The Moscow Carnegie Center analyst argues that the KPRF did far better than anyone, including its leaders, expected but that it is important to understand that those who cast their ballots for the party are hardly committed communists. They did so in order to show their opposition to the current regime (carnegie.ru/commentary/85414).
“The massive voting for the KPRF doesn’t mean a return of communism,” Kolesnikov says. “More than that, it doesn’t mean a total shift to the left on the part of the electorate or a rebirth of Marxism.” Indeed, it is an open question whether even many KPRF candidates could be described as committed communists.
Both KPRF voters and KPRF candidates are opposed to the Putin system and favor an idealized image of the past as the only real alternative. This search for an alternative, now as was the case at the end of 2013 and the beginning of 2014, reflects a low standing of the Putin regime, something that has become “the norm” in Russian political life.
It is of course true that there is a core KPRF electorate which supports the communist agenda, but most of its voters are simply in favor of a paternalistic system but one that functions to their benefit more than does the United Russia-backed system. Thus, what this election showed is not a shift from paternalism but a shift away from Putinist paternalism.
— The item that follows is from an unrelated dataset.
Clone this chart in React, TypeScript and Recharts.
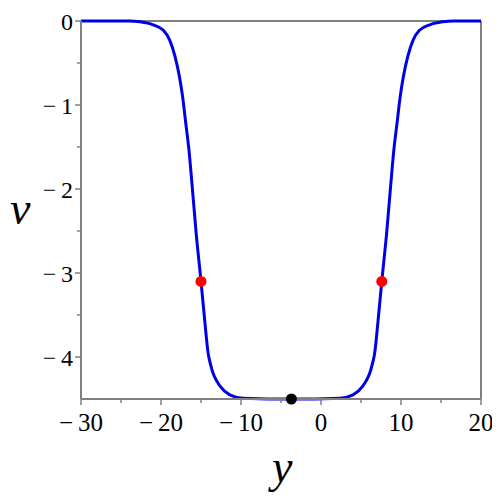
import React from 'react';
import { ComposedChart, Line, Scatter, XAxis, YAxis, ReferenceLine } from 'recharts';

// curve samples (y, v)
const curveY = [
  -30, -24, -22.6, -21, -19.7, -18.9, -18.25, -17.7, -17.3, -16.9, -16.5, -16.1, -15.6, -15.0, -14.7, -14.5, -14.1,
  -13.8, -13.5, -13.0, -12.6, -11.4, -9.75, -3.7, 2.35, 4.0, 5.2, 5.6, 6.1, 6.4, 6.7, 7.1, 7.3, 7.6, 8.2, 8.7, 9.1,
  9.5, 9.9, 10.3, 10.85, 11.5, 12.3, 13.6, 15.2, 16.6, 20,
];
const curveV = [
  0, 0, -0.01, -0.045, -0.11, -0.23, -0.42, -0.66, -0.9, -1.22, -1.54, -1.97, -2.53, -3.1, -3.4, -3.6, -3.96,
  -4.09, -4.19, -4.29, -4.35, -4.45, -4.49, -4.5, -4.49, -4.45, -4.35, -4.29, -4.19, -4.09, -3.96, -3.6, -3.4, -3.1,
  -2.53, -1.97, -1.54, -1.22, -0.9, -0.66, -0.42, -0.23, -0.11, -0.045, -0.01, 0, 0,
];

const redY = [-15.0, 7.6];
const redV = [-3.1, -3.1];
const blackY = [-3.7];
const blackV = [-4.5];

const xTicks = [-30, -25, -20, -15, -10, -5, 0, 5, 10, 15, 20];
const yTicks = [-4, -3.5, -3, -2.5, -2, -1.5, -1, -0.5, 0];

const curve = curveY.map((x, i) => ({ x, v: curveV[i] }));
const red = redY.map((x, i) => ({ x, v: redV[i] }));
const black = blackY.map((x, i) => ({ x, v: blackV[i] }));

const AXIS = '#808080';
const FONT = "'Liberation Serif', 'Times New Roman', serif";

const fmt = (n: number) => (n < 0 ? `\u2212\u2009${Math.abs(n)}` : `${n}`);

const XTick = ({ x, y, payload }: any) => {
  const major = payload.value % 10 === 0;
  return (
    <g>
      <line x1={x} x2={x} y1={y} y2={y + (major ? 6 : 4)} stroke={AXIS} strokeWidth={1.5} />
      {major && (
        <text x={x} y={y + 32} textAnchor="middle" fontFamily={FONT} fontSize={25} fill="#000">
          {fmt(payload.value)}
        </text>
      )}
    </g>
  );
};

const YTick = ({ x, y, payload }: any) => {
  const major = Number.isInteger(payload.value);
  return (
    <g>
      <line x1={x} x2={x - (major ? 6 : 4)} y1={y} y2={y} stroke={AXIS} strokeWidth={1.5} />
      {major && (
        <text x={x - 8} y={y + 9} textAnchor="end" fontFamily={FONT} fontSize={24} fill="#000">
          {fmt(payload.value)}
        </text>
      )}
    </g>
  );
};

const dot = (color: string) => (p: any) => <circle cx={p.cx} cy={p.cy} r={5.5} fill={color} />;

export default function App() {
  return (
    <div style={{ position: 'relative', width: 492, height: 492 }}>
      <ComposedChart width={492} height={492} margin={{ top: 13, right: 19, bottom: 61, left: 13 }}>
        <XAxis
          dataKey="x"
          type="number"
          domain={[-30, 20]}
          ticks={xTicks}
          interval={0}
          tick={<XTick />}
          tickLine={false}
          tickSize={0}
          tickMargin={0}
          height={40}
          stroke={AXIS}
          strokeWidth={2}
          allowDuplicatedCategory={false}
        />
        <YAxis
          dataKey="v"
          type="number"
          domain={[-4.5, 0]}
          ticks={yTicks}
          interval={0}
          tick={<YTick />}
          tickLine={false}
          tickSize={0}
          tickMargin={0}
          width={60}
          stroke={AXIS}
          strokeWidth={2}
        />
        <ReferenceLine y={0} stroke={AXIS} strokeWidth={2} />
        <ReferenceLine x={20} stroke={AXIS} strokeWidth={2} />
        <Line
          data={curve}
          dataKey="v"
          type="monotone"
          stroke="#0000e6"
          strokeWidth={3}
          dot={false}
          activeDot={false}
          isAnimationActive={false}
        />
        <Scatter data={red} dataKey="v" shape={dot('#ff0000')} isAnimationActive={false} />
        <Scatter data={black} dataKey="v" shape={dot('#000000')} isAnimationActive={false} />
      </ComposedChart>
      <span
        style={{
          position: 'absolute', left: 2, top: 178, fontFamily: FONT, fontStyle: 'italic', fontSize: 46, lineHeight: '46px',
        }}
      >
        v
      </span>
      <span
        style={{
          position: 'absolute', left: 264, top: 436, fontFamily: FONT, fontStyle: 'italic', fontSize: 46, lineHeight: '46px',
        }}
      >
        y
      </span>
    </div>
  );
}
“The Kremlin may be satisfied with the official signs of victory,” Kolesnikov continues. But it has to be worried for two reasons. On the one hand, that result reflected both conformism and official pressure and even falsification. And on the other, the election showed that ever more Russians aren’t happy with the paternalism Putin and his regime offer.
“It isn’t so much that communism is making a comeback,” he says. Rather Putin has failed to meet the expectations of many Russians who used to vote for United Russia but now cast their ballots of the KPRF. And what that means is something the Kremlin cannot want: the voting showed that “the traditional social base [of the regime] is shrinking.”
And while that may not lead to the kind of immediate protests that more liberal opponents of the Kremlin would like to see, it represents an erosion of the foundations of Putin’s power – and that is something that not just the KPRF and the liberal opposition can see but that Putin’s current supporters recognize as well.